**REQUEST**
Transcribe the listing that follows in full, omitting pictures.

**GIVEN DATA**
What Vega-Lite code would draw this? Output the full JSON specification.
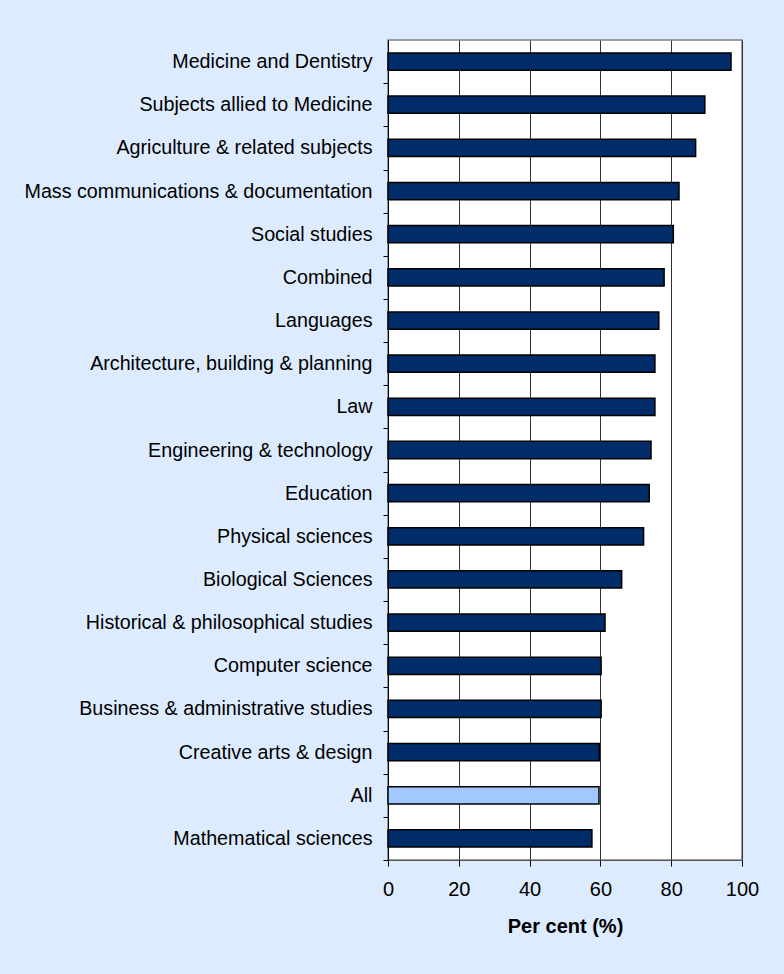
{
  "$schema": "https://vega.github.io/schema/vega-lite/v6.json",
  "autosize": "none",
  "width": 354,
  "height": 820,
  "padding": {"left": 388, "top": 40, "right": 42, "bottom": 114},
  "background": "#DDEBFF",
  "config": {
    "view": {"fill": "white", "stroke": "#808080", "strokeWidth": 1.5},
    "font": "Liberation Sans"
  },
  "data": {
    "values": [
      {"subject": "Medicine and Dentistry", "pct": 96.9, "group": "Subject"},
      {"subject": "Subjects allied to Medicine", "pct": 89.5, "group": "Subject"},
      {"subject": "Agriculture & related subjects", "pct": 86.9, "group": "Subject"},
      {"subject": "Mass communications & documentation", "pct": 82.2, "group": "Subject"},
      {"subject": "Social studies", "pct": 80.6, "group": "Subject"},
      {"subject": "Combined", "pct": 78.0, "group": "Subject"},
      {"subject": "Languages", "pct": 76.5, "group": "Subject"},
      {"subject": "Architecture, building & planning", "pct": 75.4, "group": "Subject"},
      {"subject": "Law ", "pct": 75.4, "group": "Subject"},
      {"subject": "Engineering & technology", "pct": 74.3, "group": "Subject"},
      {"subject": "Education", "pct": 73.8, "group": "Subject"},
      {"subject": "Physical sciences", "pct": 72.2, "group": "Subject"},
      {"subject": "Biological Sciences", "pct": 66.0, "group": "Subject"},
      {"subject": "Historical & philosophical studies", "pct": 61.3, "group": "Subject"},
      {"subject": "Computer science", "pct": 60.2, "group": "Subject"},
      {"subject": "Business & administrative studies", "pct": 60.2, "group": "Subject"},
      {"subject": "Creative arts & design", "pct": 59.7, "group": "Subject"},
      {"subject": "All", "pct": 59.6, "group": "All"},
      {"subject": "Mathematical sciences", "pct": 57.6, "group": "Subject"}
    ]
  },
  "mark": {"type": "bar", "stroke": "black", "strokeWidth": 1.5},
  "encoding": {
    "y": {
      "field": "subject",
      "type": "nominal",
      "sort": null,
      "scale": {"paddingInner": 0.6, "paddingOuter": 0.3},
      "axis": {
        "title": null,
        "bandPosition": 1,
        "tickExtra": false,
        "tickOffset": 13,
        "labelOffset": -13,
        "tickSize": 5,
        "tickColor": "black",
        "domainColor": "black",
        "labelPadding": 11,
        "labelFontSize": 19.7,
        "labelColor": "black",
        "labelLimit": 400,
        "grid": false
      }
    },
    "x": {
      "field": "pct",
      "type": "quantitative",
      "scale": {"domain": [0, 100], "nice": false},
      "axis": {
        "title": "Per cent (%)",
        "titleFontSize": 20,
        "titleFontWeight": "bold",
        "titleColor": "black",
        "titlePadding": 17,
        "values": [0, 20, 40, 60, 80, 100],
        "labelFlush": false,
        "tickSize": 6,
        "tickColor": "black",
        "domainColor": "#555555",
        "labelFontSize": 20,
        "labelColor": "black",
        "labelPadding": 13,
        "grid": true,
        "gridColor": "#333333",
        "gridOpacity": 1,
        "gridWidth": 1
      }
    },
    "color": {
      "field": "group",
      "type": "nominal",
      "scale": {"domain": ["Subject", "All"], "range": ["#002C69", "#A2C8FF"]},
      "legend": null
    }
  }
}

**THE REPLY**
What Vega-Lite code would draw this? Output the full JSON specification.
{
  "$schema": "https://vega.github.io/schema/vega-lite/v6.json",
  "autosize": "none",
  "width": 354,
  "height": 820,
  "padding": {"left": 388, "top": 40, "right": 42, "bottom": 114},
  "background": "#DDEBFF",
  "config": {
    "view": {"fill": "white", "stroke": "#808080", "strokeWidth": 1.5},
    "font": "Liberation Sans"
  },
  "data": {
    "values": [
      {"subject": "Medicine and Dentistry", "pct": 96.9, "group": "Subject"},
      {"subject": "Subjects allied to Medicine", "pct": 89.5, "group": "Subject"},
      {"subject": "Agriculture & related subjects", "pct": 86.9, "group": "Subject"},
      {"subject": "Mass communications & documentation", "pct": 82.2, "group": "Subject"},
      {"subject": "Social studies", "pct": 80.6, "group": "Subject"},
      {"subject": "Combined", "pct": 78.0, "group": "Subject"},
      {"subject": "Languages", "pct": 76.5, "group": "Subject"},
      {"subject": "Architecture, building & planning", "pct": 75.4, "group": "Subject"},
      {"subject": "Law ", "pct": 75.4, "group": "Subject"},
      {"subject": "Engineering & technology", "pct": 74.3, "group": "Subject"},
      {"subject": "Education", "pct": 73.8, "group": "Subject"},
      {"subject": "Physical sciences", "pct": 72.2, "group": "Subject"},
      {"subject": "Biological Sciences", "pct": 66.0, "group": "Subject"},
      {"subject": "Historical & philosophical studies", "pct": 61.3, "group": "Subject"},
      {"subject": "Computer science", "pct": 60.2, "group": "Subject"},
      {"subject": "Business & administrative studies", "pct": 60.2, "group": "Subject"},
      {"subject": "Creative arts & design", "pct": 59.7, "group": "Subject"},
      {"subject": "All", "pct": 59.6, "group": "All"},
      {"subject": "Mathematical sciences", "pct": 57.6, "group": "Subject"}
    ]
  },
  "mark": {"type": "bar", "stroke": "black", "strokeWidth": 1.5},
  "encoding": {
    "y": {
      "field": "subject",
      "type": "nominal",
      "sort": null,
      "scale": {"paddingInner": 0.6, "paddingOuter": 0.3},
      "axis": {
        "title": null,
        "bandPosition": 1,
        "tickExtra": false,
        "tickOffset": 13,
        "labelOffset": -13,
        "tickSize": 5,
        "tickColor": "black",
        "domainColor": "black",
        "labelPadding": 11,
        "labelFontSize": 19.7,
        "labelColor": "black",
        "labelLimit": 400,
        "grid": false
      }
    },
    "x": {
      "field": "pct",
      "type": "quantitative",
      "scale": {"domain": [0, 100], "nice": false},
      "axis": {
        "title": "Per cent (%)",
        "titleFontSize": 20,
        "titleFontWeight": "bold",
        "titleColor": "black",
        "titlePadding": 17,
        "values": [0, 20, 40, 60, 80, 100],
        "labelFlush": false,
        "tickSize": 6,
        "tickColor": "black",
        "domainColor": "#555555",
        "labelFontSize": 20,
        "labelColor": "black",
        "labelPadding": 13,
        "grid": true,
        "gridColor": "#333333",
        "gridOpacity": 1,
        "gridWidth": 1
      }
    },
    "color": {
      "field": "group",
      "type": "nominal",
      "scale": {"domain": ["Subject", "All"], "range": ["#002C69", "#A2C8FF"]},
      "legend": null
    }
  }
}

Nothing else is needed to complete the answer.